Work to do ->
Scan the material and copy every line in which "this" appears.

Material ->
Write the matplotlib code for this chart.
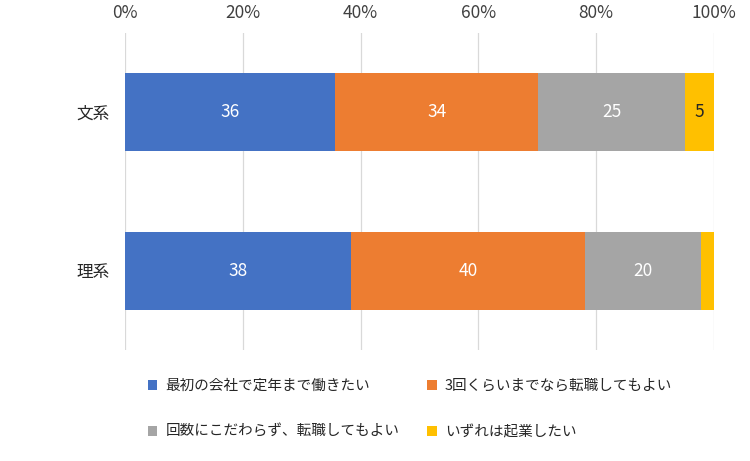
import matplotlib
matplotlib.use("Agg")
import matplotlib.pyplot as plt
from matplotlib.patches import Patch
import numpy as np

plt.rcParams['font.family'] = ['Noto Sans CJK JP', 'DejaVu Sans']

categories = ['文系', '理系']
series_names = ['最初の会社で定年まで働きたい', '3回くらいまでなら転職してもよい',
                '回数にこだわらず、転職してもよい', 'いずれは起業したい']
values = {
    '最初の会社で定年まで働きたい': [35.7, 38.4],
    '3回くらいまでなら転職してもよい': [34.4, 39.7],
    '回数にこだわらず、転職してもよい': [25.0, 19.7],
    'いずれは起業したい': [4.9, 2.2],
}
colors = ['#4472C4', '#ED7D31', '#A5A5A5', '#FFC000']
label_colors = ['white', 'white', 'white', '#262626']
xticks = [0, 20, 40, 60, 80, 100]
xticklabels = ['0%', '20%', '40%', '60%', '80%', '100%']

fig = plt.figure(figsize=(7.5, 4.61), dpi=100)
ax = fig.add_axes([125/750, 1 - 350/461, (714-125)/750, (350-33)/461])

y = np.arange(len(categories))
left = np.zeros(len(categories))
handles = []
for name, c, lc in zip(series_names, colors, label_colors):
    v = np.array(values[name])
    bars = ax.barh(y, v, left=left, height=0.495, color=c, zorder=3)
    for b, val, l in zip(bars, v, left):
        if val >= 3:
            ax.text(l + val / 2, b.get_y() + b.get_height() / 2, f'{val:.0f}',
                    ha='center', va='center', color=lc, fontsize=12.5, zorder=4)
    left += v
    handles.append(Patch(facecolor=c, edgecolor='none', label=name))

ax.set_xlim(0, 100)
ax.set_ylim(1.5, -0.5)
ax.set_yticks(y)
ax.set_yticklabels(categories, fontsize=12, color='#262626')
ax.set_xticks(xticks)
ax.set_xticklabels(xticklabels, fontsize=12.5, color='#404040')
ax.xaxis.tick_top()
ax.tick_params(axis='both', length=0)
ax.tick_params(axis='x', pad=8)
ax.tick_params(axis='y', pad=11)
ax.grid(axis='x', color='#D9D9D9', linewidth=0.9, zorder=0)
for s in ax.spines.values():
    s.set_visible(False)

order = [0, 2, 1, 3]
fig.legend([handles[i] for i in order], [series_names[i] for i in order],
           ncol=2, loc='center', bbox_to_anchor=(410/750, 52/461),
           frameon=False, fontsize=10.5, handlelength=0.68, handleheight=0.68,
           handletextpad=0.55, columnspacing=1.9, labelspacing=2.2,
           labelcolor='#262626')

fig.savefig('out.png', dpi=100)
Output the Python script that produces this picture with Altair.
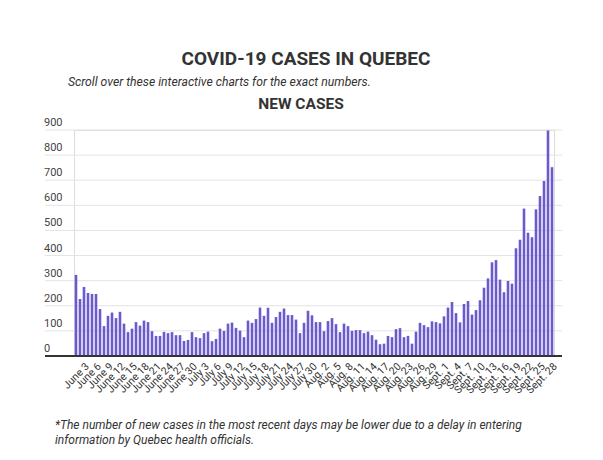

Complete response ->
Write the matplotlib code for this chart.
Output the Python script that produces this picture with Altair.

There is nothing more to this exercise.